In this paper we solve the decades-old puzzle of why temporal difference learning (TD) can solve complex reinforcement learning (RL) tasks that Gradient Descent cannot. Our novel theoretical view shows how TD (in 2D) effectively counters ill-conditioning, the very property that makes gradient methods impractically slow. This has the potential to become a cornerstone theorem in modern optimization, suggesting that the future for unsupervised, physics-informed deep learning lies in “non-gradient” methods.

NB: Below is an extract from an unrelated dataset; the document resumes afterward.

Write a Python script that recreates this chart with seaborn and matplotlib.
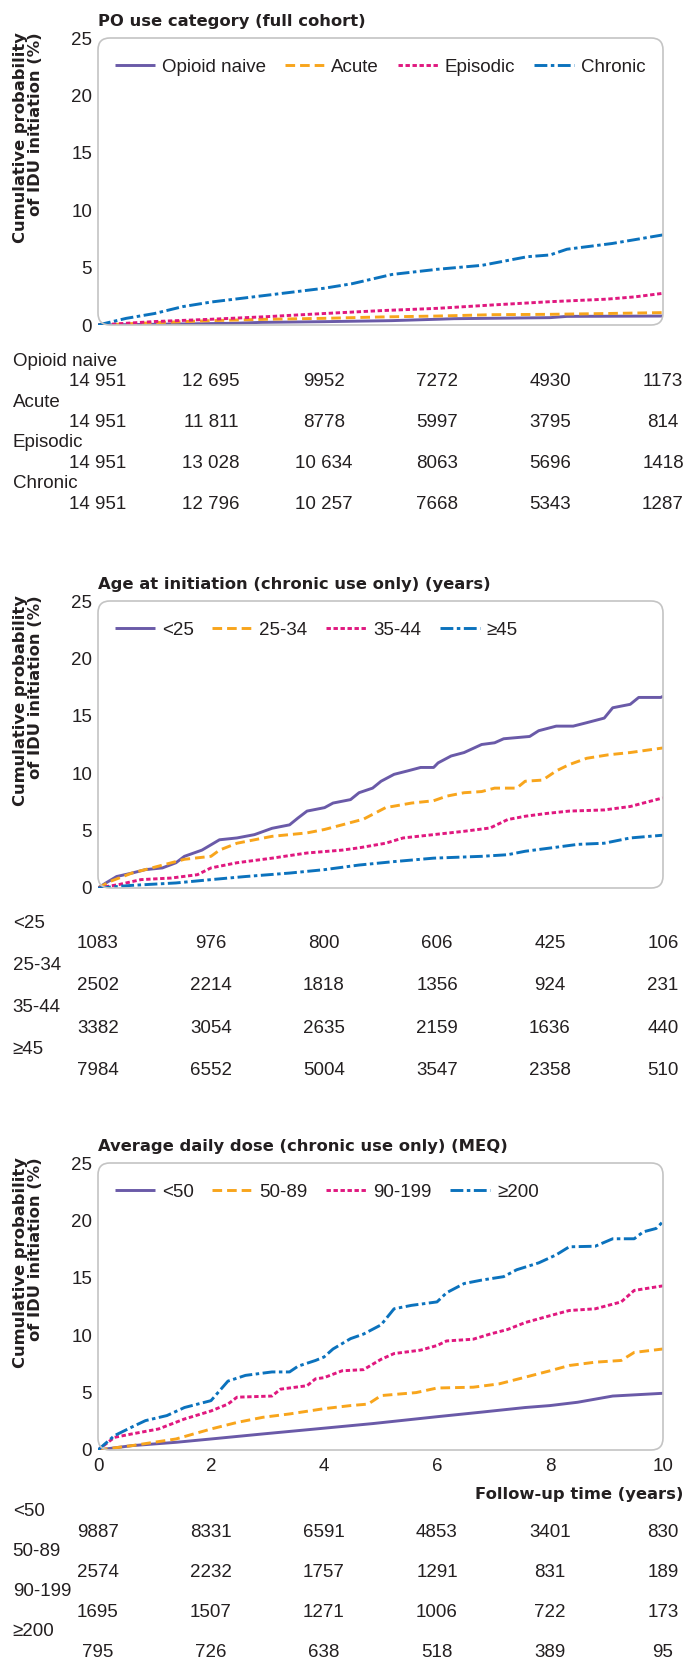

Full paper: https://openreview.net/forum?id=j3bKnEidtT

Full abstract: Temporal difference (TD) learning represents a fascinating paradox: It is the prime example of a divergent algorithm that has not vanished after its instability was proven. On the contrary, TD continues to thrive in reinforcement learning (RL), suggesting that it provides significant compensatory benefits. Empirical evidence supports this, as many RL tasks require substantial computational resources, and TD delivers a crucial speed advantage that makes these tasks solvable. However, it is limited to cases where the divergence issues are absent or negligible for unknown reasons. So far, the theoretical foundations behind the speed-up are also unclear. In our work, we address these shortcomings of TD by employing techniques for analyzing iterative schemes developed over the past century. Our analysis reveals that TD possesses a mechanism enabling efficient mapping into the smallest eigenspace—an operation previously thought to necessitate costly matrix inversion. Notably, this effect is independent of the conditioning of the problem, making it particularly well-suited for RL tasks characterized by rapidly increasing condition numbers through delayed rewards. Our novel theoretical understanding allows us to develop a scalable algorithm that integrates TD’s speed with the reliable convergence of gradient descent (GD). We additionally validate these improvements through a rigorous mathematical proof in two dimensions, as well as experiments on problems where TD and GD falter, providing valuable insights into the future of optimization techniques in artificial intelligence.